Camping was amazing. The kids enjoyed total and complete freedom to just be. Normal rules by the wayside. Yummy food. Good friends. No baths.
I enjoyed being around good friends. Leaving all the stresses and worries behind.
I snuck away a few times to sit alone on the beach and contemplate life and the state of my mind.
I truly feel some healing happening up there. Letting go of the things, the feelings, that bind me. I am at a 3 or 4 now. I will never be a 10. I know that. I will always sink into despair – moments, days, weeks. But, i also have friends, family, shane. People who love me as i love them. People that never give up on me.

The kids and shane left today.
I am enjoying an amazing day by myself. Two softball games. Plenty of beer league fun.
I will be watching this sunset tomorrow.
See you thursday.
Tomorrow is the last day of school. Celebration Day.
I am so sad to be saying goodbye to 11 amazing kids. As president i make a speech and give them each a tree to plant to remember the time at our school. I can't believe how much i adore these kids. How much the moving on hurts me.
I'm excited for them. The beginning of lives ahead of them. But really? Really i don't want things to change. The school is so perfect right now. Amazing kids, amazing teachers.
I have had such a great year here. This is what has gotten me through.
On sunday we begin our summer camping adventures. I'm excited about that too. Warm days and chilly nights around the fire. Friends and conversation.
Life is good. I need to remember that.
I am underwhelmed by a few (very few) malicious coments. It makes it so hard for me to be honest.
I have, above all, tried to record an honest account of what it is like to be me.
Not you. Not depression. Just me.
I feel, so often, like life sucks. Not just in a "poor me" kind of way, but in a broader sense.
My goal in life, and to teach my kids, is that life is hard, people sometimes suck, but in the end it is family and friends that will see you through.
I am trying to say that i have had a hard day. People questioning who i am, what my intentions are. And all i want to do is hang out at the beach.
And life it keeps getting in my way.

Summer is finally here. We had our first real lake day today.
After sports day and school and busy, busy, busy.

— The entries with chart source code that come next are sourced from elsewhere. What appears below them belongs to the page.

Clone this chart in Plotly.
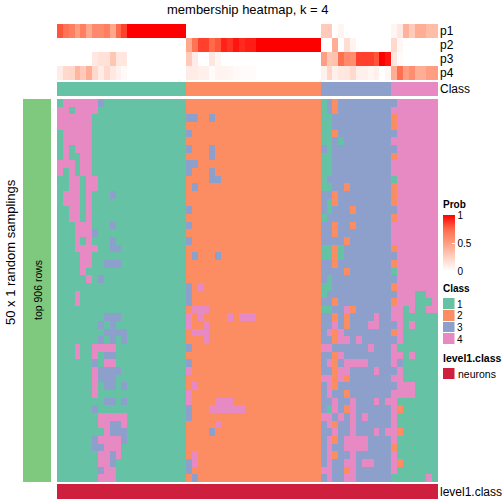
import plotly.graph_objects as go

W = H = 504
TITLE = "membership heatmap, k = 4"
TRACK_NAMES = ["p1", "p2", "p3", "p4"]
CLASS_NAMES = ["1", "2", "3", "4"]
CLASS_COLORS = ["#66C2A5", "#FC8D62", "#8DA0CB", "#E78AC3"]
SIDE_COLOR = "#7FC97F"
NEURON_COLOR = "#CE1F3E"

p1 = [.8,.7,.65,.5,.65,.45,.6,.6,.65,.45,.75,.85,1,1,1,1,1,1,1,1,1,1,
      0,0,0,0,0,0,0,0,0,0,0,0,0,0,0,0,0,0,0,0,0,0,0,
      .28,.28,0,.06,0,0,0,0,0,0,0,0,
      .05,.12,.4,.28,.42,.42,.35,.35]
p2 = [0,0,0,0,0,0,0,0,0,0,0,0,0,0,0,0,0,0,0,0,0,0,
      .45,.7,.85,.85,.75,.8,.92,.88,.95,.9,.93,.93,1,1,1,1,1,1,1,1,1,1,1,
      0,0,.42,0,.18,.06,0,0,0,0,0,0,
      .2,.04,0,0,0,0,0,0]
p3 = [0,0,0,0,0,0,.12,.16,.16,.3,.13,.13,0,0,0,0,0,0,0,0,0,0,
      .28,.1,0,0,.13,.05,0,0,0,0,0,0,0,0,0,0,0,0,0,0,0,0,0,
      .5,.3,.32,.72,.6,.58,.85,.85,.85,.8,1,.95,
      .13,.02,0,0,0,0,0,0]
p4 = [.1,.2,.22,.38,.28,.42,.2,.1,.2,.12,.07,.03,0,0,0,0,0,0,0,0,0,0,
      .1,.1,.08,.08,.02,.06,.06,.05,.03,.02,.02,.02,0,0,0,0,0,0,0,0,0,0,0,
      .07,.22,.08,.12,.13,.2,.08,.08,.05,.08,0,.05,
      .42,.72,.5,.58,.42,.42,.5,.5]
class_bar = "1111111111111111111111" + "22222222222222222222222" + "333333333333" + "44444444"

block1 = ["1444444311111111111111","4414444111111111111111","4444441111111111111111","4444441111111111111111",
"1444441111111111111111","1444441111111111111111","1414441111111111111111","1411441111111111111111",
"4441441111111111111111","4141441111111111111111","1144144111111111111111","1144144111111111111111",
"1444141113111111111111","1444141111111111111111","1144141111111111111111","1144141111111111111111",
"1114441113111111111111","1114443111111111111111","1114141113111111111111","1114444113311111111111",
"1111441111111111111111","1111441133311111111111","1111411111111111111111","1111141311111111111111",
"1111111111111111111111","1114111111111111111111","1114111111111111111111","1111111111111111111111",
"1111111133311111111111","1111111313111111111111","1111111133331111111111","1111111313131111111111",
"1114114444111111111111","1114114133111111111111","1111113144111111111111","1111114333311111111111",
"1111114333111111111111","1111114133131111111111","1111114111111111111111","1111111133131111111111",
"1111113111111111111111","1111111444441111111111","1111111443341111111111","1111111143331111111111",
"1111113444431111111111","1111113344411111111111","1111111443411111111111","1111111443111111111111",
"1111111344111111111111","1111111444111111111111"]
block2 = ["2","2","33223","2","3","2","32223","22223","33","32223","222233","23","2","2","3","2",
"3","2","3","2","232223","2","2","2","324","3","3","2444","424222242444","4224","2444","2224",
"3","2","3","4","2","24","4","42222444","3222444444","3","222224","22223","2","2","24","34","3","23"]
block3 = ["132333333333","132333333333","113333333333","113333333333","112333333333","113133333333",
"313333333333","113333333333","113333333333","113333333333","133333333333","113323333333",
"332333333333","312333333333","313332333333","133333333333","332332333333","332333333333",
"333323333333","112133333333","112133333333","332333333333","333323333333","313333333333",
"113333333333","133333333333","332333333333","113342333333","332323333433","334323334433",
"342433333333","332443433333","443333334333","332433333333","342344443333","332443333433",
"442423333333","342333333333","343323333333","334334333434","314324333333","443434343333",
"342334333333","334334333434","342344443333","343344443333","342334333333","343344344333",
"443324333333","343344333333"]
block4 = ["34444444","44444444","24444444","24444444","34444444","44444444","34444444","24444444",
"44444444","44444444","14444444","24444444","24444444","24444444","34444444","24444444",
"44444444","44444444","44444444","24444444","34444444","24444444","14444444","34444444",
"24444444","34441144","24441114","44141144","44111111","34141111","24111111","34111111",
"41111111","44141111","43111111","34111111","44111111","34441111","44441111","41111111",
"42111111","41111111","41111111","42111111","41111111","21111111","41111111","42111111",
"41111111","11111141"]

rows = [a + b.ljust(23, "2") + c + d for a, b, c, d in zip(block1, block2, block3, block4)]
main_z = [[int(ch) for ch in r] for r in rows]
class_z = [[int(ch) for ch in class_bar]]
n = len(class_bar)

step = []
for i, c in enumerate(CLASS_COLORS):
    step += [[i / 4, c], [(i + 1) / 4, c]]
reds = [[0, "#FFFFFF"], [.25, "#FFD0C1"], [.5, "#FF9E81"], [.75, "#FF6A4A"], [1, "#FF0000"]]

FONT = "Liberation Sans, Arial, sans-serif"
fig = go.Figure()
layout = {}
count = 0

def panel(trace_kw, left, right, top, bottom):
    global count
    count += 1
    s = "" if count == 1 else str(count)
    fig.add_trace(go.Heatmap(xaxis="x" + s, yaxis="y" + s, hoverinfo="skip", **trace_kw))
    layout["xaxis" + s] = dict(domain=[left / W, right / W], anchor="y" + s, visible=False, fixedrange=True)
    layout["yaxis" + s] = dict(domain=[1 - bottom / H, 1 - top / H], anchor="x" + s, visible=False,
                               autorange="reversed", fixedrange=True)

L, R = 57, 438
panel(dict(z=[p1, p2, p3, p4], colorscale=reds, zmin=0, zmax=1,
           colorbar=dict(x=443 / W, xanchor="left", y=1 - 215 / H, yanchor="top", len=56, lenmode="pixels",
                         thickness=12, thicknessmode="pixels", outlinewidth=0, xpad=0, ypad=0,
                         tickvals=[0, .5, 1], ticktext=["0", "0.5", "1"], ticks="inside", ticklen=3,
                         tickcolor="white", tickfont=dict(size=10, color="black", family=FONT))),
      L, R, 24, 80)
panel(dict(z=class_z, colorscale=step, zmin=.5, zmax=4.5, showscale=False), L, R, 82, 96)
panel(dict(z=main_z, colorscale=step, zmin=.5, zmax=4.5, showscale=False), L, R, 99, 482)
panel(dict(z=[[1]], colorscale=[[0, SIDE_COLOR], [1, SIDE_COLOR]], showscale=False), 23, 51, 99, 482)
panel(dict(z=[[1] * n], colorscale=[[0, NEURON_COLOR], [1, NEURON_COLOR]], showscale=False), L, R, 484, 499)
panel(dict(z=[[1], [2], [3], [4]], colorscale=step, zmin=.5, zmax=4.5, showscale=False, ygap=1), 443, 454.5, 298, 345)
panel(dict(z=[[1]], colorscale=[[0, NEURON_COLOR], [1, NEURON_COLOR]], showscale=False), 443, 454.5, 368, 379)

def text(t, x, y, size=12, bold=False, anchor="left", angle=0):
    fig.add_annotation(text=f"<b>{t}</b>" if bold else t, x=x / W, y=1 - y / H, xref="paper", yref="paper",
                       xanchor=anchor, yanchor="middle", showarrow=False, textangle=angle,
                       font=dict(size=size, color="black", family=FONT), borderpad=0, borderwidth=0)

text(TITLE, 248, 9, size=13, anchor="center")
for name, y in zip(TRACK_NAMES, [31, 45, 59, 73]):
    text(name, 440, y)
text("Class", 440, 89)
text("level1.class", 440, 492)
text("50 x 1 random samplings", 10, 252, size=13, anchor="center", angle=-90)
text("top 906 rows", 38, 290, size=10.5, anchor="center", angle=-90)
text("Prob", 443, 204, size=10, bold=True)
text("Class", 443, 288, size=10, bold=True)
for name, y in zip(CLASS_NAMES, [304, 315.5, 327, 339]):
    text(name, 457, y, size=10)
text("level1.class", 443, 358, size=10.5, bold=True)
text("neurons", 458, 374, size=10.5)

fig.update_layout(width=W, height=H, margin=dict(l=0, r=0, t=0, b=0), paper_bgcolor="white",
                  plot_bgcolor="white", showlegend=False, font=dict(family=FONT), **layout)
fig.write_html("out.html", config={"displayModeBar": False},
               post_script="document.body.style.margin='0';document.documentElement.style.overflow='hidden';")
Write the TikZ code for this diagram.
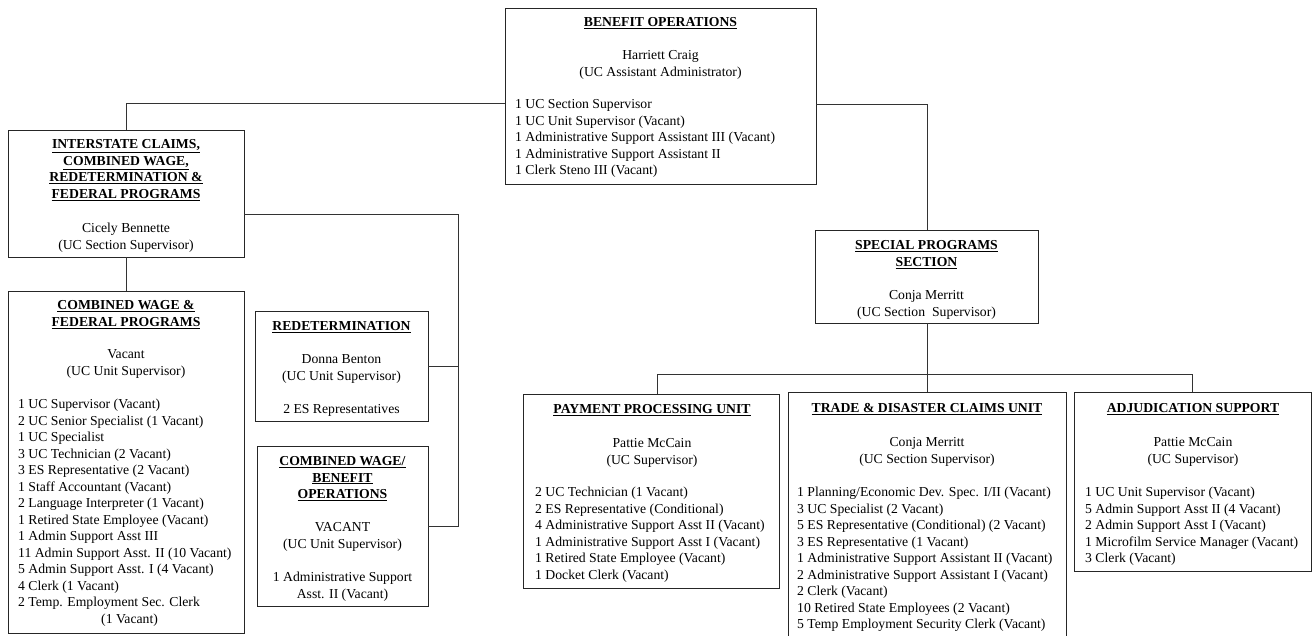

We just met at the beach. No plans. Nothing. Just a bunch of moms and kids.
And chips. And beer.
Tired moms descended. Kids happily playing. We drank some beer, planned camping trips, bitched about this and that.
I left feeling so happy. These days are my very favourite part about living here.
And there are only three days of school left. I am so sad for that. Not because of endless days with my kids. I welcome the sleeping in, the adventures, no more packing lunches. I am going to miss playing with all the kids. I am going to miss impromptu lake outings.
They continue into the fall, but that seems like an eternity away.
The kids voted me "coolest mom." I hate to say how thrilled i was. Another mom was upset with me. How i hurt her ego. I brushed it off and said it was because i played Red Rover. But really, i work damn hard to make life easy and fun for my kids, in spite of myself, and i am happy for any acknowledgement.